Grocery store "sweetbreads" long overlooked

PITTSBURGH, PA—Long intentionally overlooked by squeamish shoppers, the nation's huge backlog of unsold "sweetbreads" may be the answer to ongoing shortages of organs for transplantation, according to leading scientiests in the field.

Early this past August, surgeons at the University of Pittsburg announced they had successfully transplanted a package of store-bought beef kidneys into a 32 year-old woman with end-stage renal disease (ESRD). Although the woman has required very high doses of immunosupressive drugs, the kidney is said to be functioning normally.
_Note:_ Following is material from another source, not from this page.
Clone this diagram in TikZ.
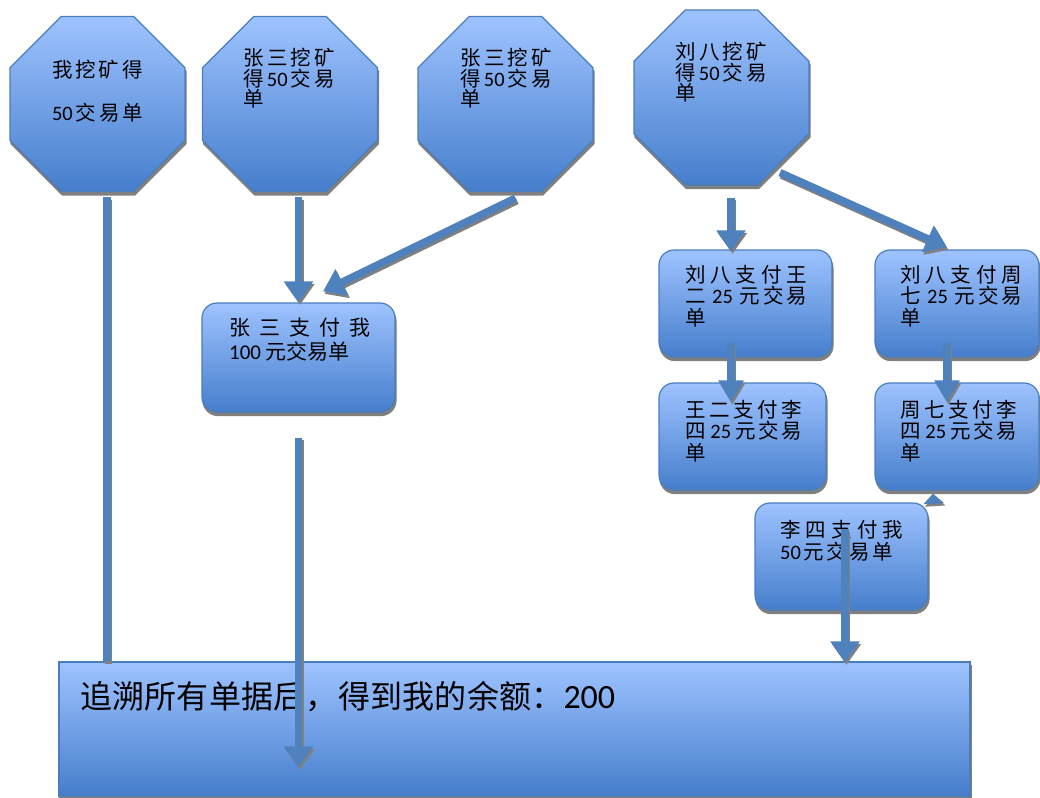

According to Dr. Andrew Rizzo, the transplant surgeon who coordinated the operation, the idea came to him "out of the blue."
On sale, Aisle 12

On sale, Aisle 12

"I'd just come from yet another Organ Network meeting, and everyone's still talking about the organ shortage. I had to get groceries on the way home, and suddenly it hit me: livers, kidneys, pancreases, hearts! There, in the back of the meat section. I've walked past 'em a million times, but I never thought to transplant them into anyone. And a voice inside me said, go for it!"

According to Larry McNeely, a spokesman for the National Grocer's Alliance, supermarkets are only too happy to get rid of these products. "According to our statistics, these ghoulish items are purchased mostly by Scottish people and by college students who plan to use them for pranks. But usually they're, like, the most difficult items in our inventory to unload, even on the typically clueless American consumer. You BET we're happy they're gonna be used for something!!"

Gross stuff at the butcher counter may not be the only overlooked organ transplantation resource. In an elegant series of experiments earlier this month, scientists at the University of Oklahoma were able to restore some liver function to a cirrhotic patient by infusing him with a chopped liver preparation purchased at a local deli. The patient, a retired Borsht Belt comedian, tolerated the procedure well, but died suddenly several days later, as a result of an "onion embolism".
Beef kidney transplant

Beef kidney transplant

However, according to U of O transplant team leader Dr. Sandra Scott, scientists gained valuable knowledge from this experiment. "We definitely have to be more careful about picking out the bits of onion and chopped egg prior to infusion", she said. Scott cautioned that "as an elderly Jewish man, the patient's chopped liver tolerance was extremely high. It's not clear that these findings are applicable to gentiles, or even to younger Jews."

Meanwhile, surgeons in Pittsburg are preparing to transplant a store-bought slice of pancreas into a 59 year-old diabetic man, while investigators at the N.I.H. explore whether an order of sheep's brains in vinaigrette, purchased at the Middle East Cafe in Bethesda, MD, can improve the cognitive abilities of a head-injury victim.